Nick Smith announced:
The Residential Tenancies Act is to be strengthened with new requirements for insulation, smoke alarms, better enforcement and faster resolution of abandoned tenancies, Building and Housing Minister Dr Nick Smith announced today.
“This pragmatic package of tenancy law changes will make homes warmer, drier and safer for hundreds of thousands of New Zealand families without imposing excessive bureaucracy or cost,” Dr Smith says.
“The new law will require retrofitting of ceiling and underfloor insulation in rental homes over the next four years. The requirement applies from 1 July 2016 for social housing that is heavily subsidised by Government, and from 1 July 2019 for other rental housing, including boarding houses. There will be exemptions, such as where it is physically impractical to retrofit insulation due to limited space underfloor or inaccessible raked ceilings.

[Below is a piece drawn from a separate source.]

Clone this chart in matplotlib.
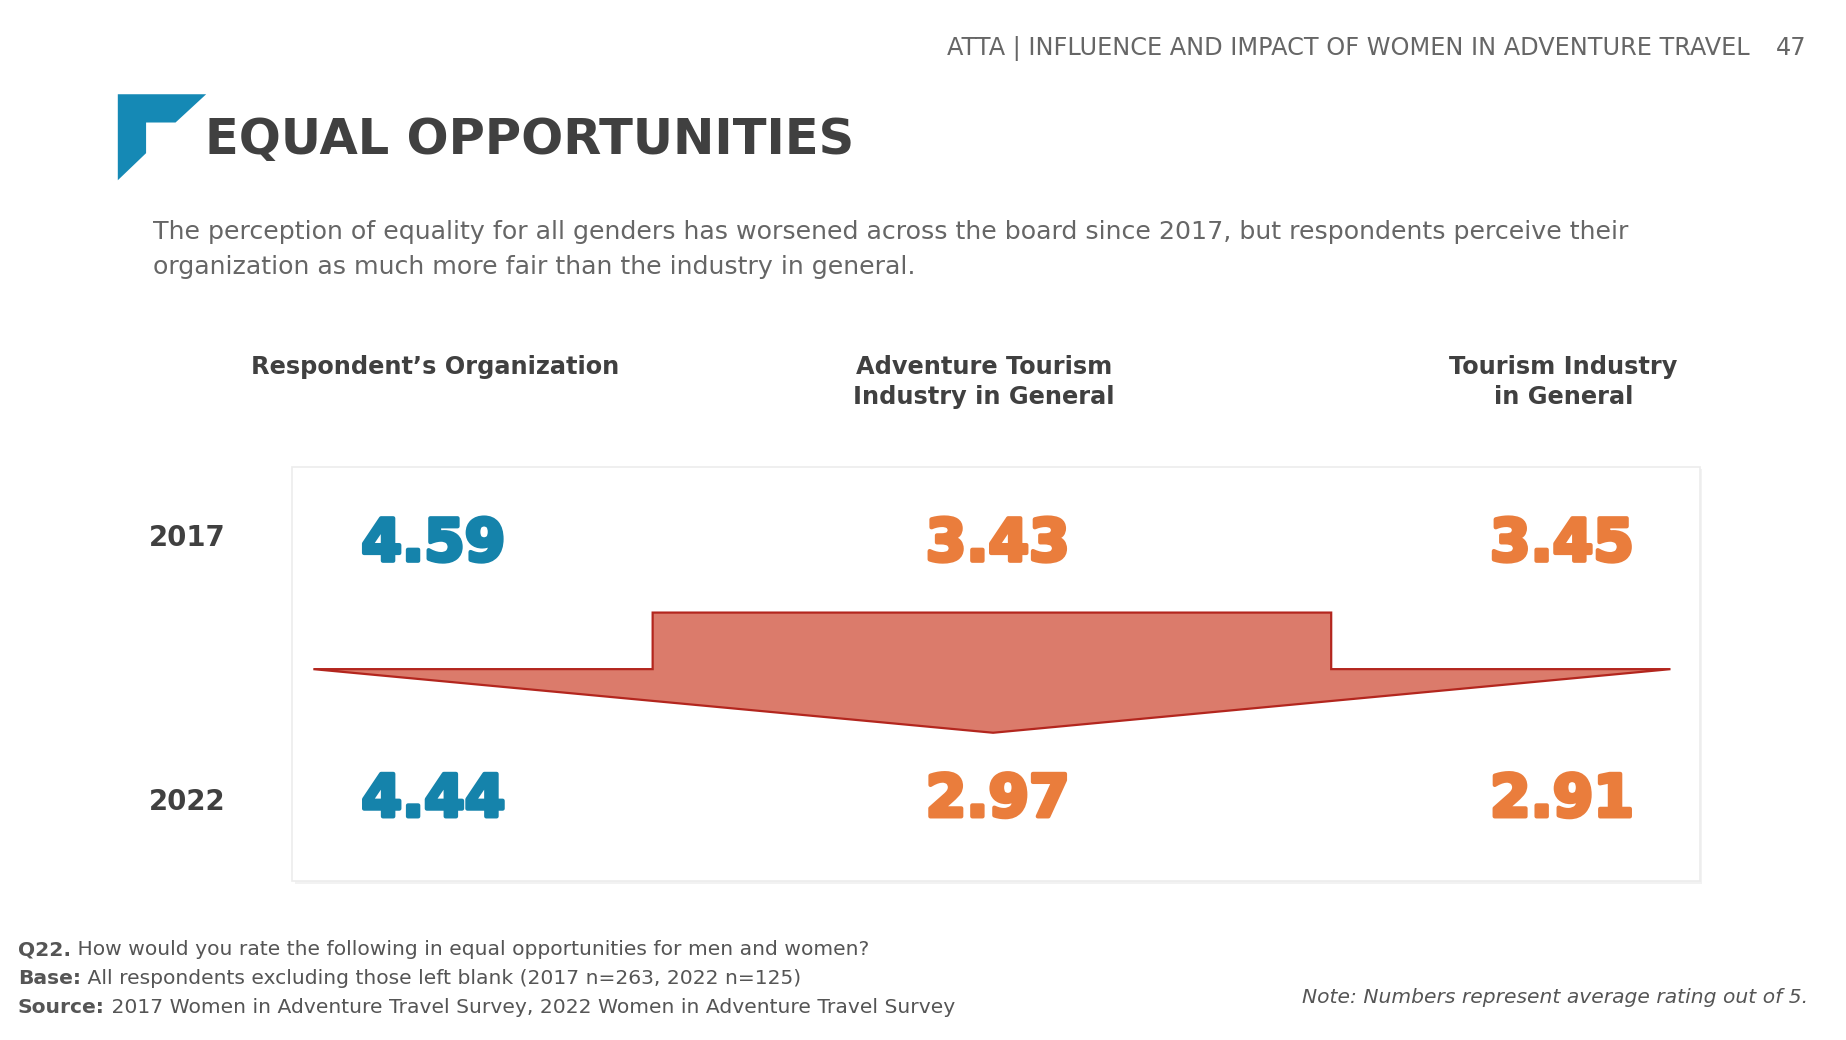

“There will also be a new requirement from 1 July 2016 for all landlords to state in tenancy agreements the level of ceiling, underfloor and wall insulation to help better inform tenants. These new insulation requirements in our tenancy laws are the logical next step following our programme to retrofit insulation in 53,000 state houses and the 280,000 grants from the Warm Up New Zealand scheme.
“Smoke alarms will also be required in all tenanted properties from 1 July 2016. Regulations will make landlords responsible for ensuring an operational smoke alarm is in place, and tenants responsible for replacing batteries or notifying landlords of defects. Long life (10-year) photoelectric alarms will be required where there is no existing alarm or when replacing an existing alarm.
I think compulsory smoke alarms is okay. I also support requiring landlords to specify if the property has insulation.
I think compulsory insulation may have unexpected consequences and lead to less properties available for rental, and higher rents.
“This package is a more pragmatic and efficient way of improving housing standards than a housing warrant of fitness scheme. Such a scheme would cost $100 million per year, or $225 per house for inspections alone, and these costs would be passed on to tenants in rents.
A full WOF scheme would have been a bureaucratic nightmare. In a pilot 90% of properties failed.
“The Government is proceeding with the insulation and smoke alarm requirements because they are practical and deliver benefits far in excess of the costs. The insulation retrofitting is expected to cost $600 million, with benefits of $2.10 for each dollar of this cost. The smoke alarms are expected to cost $7 million and provide benefits of $15.10 per dollar of cost. Officials estimate the flow-on effect on rents for a property requiring ceiling and underfloor insulation and a new smoke alarm to be $3.20 per week.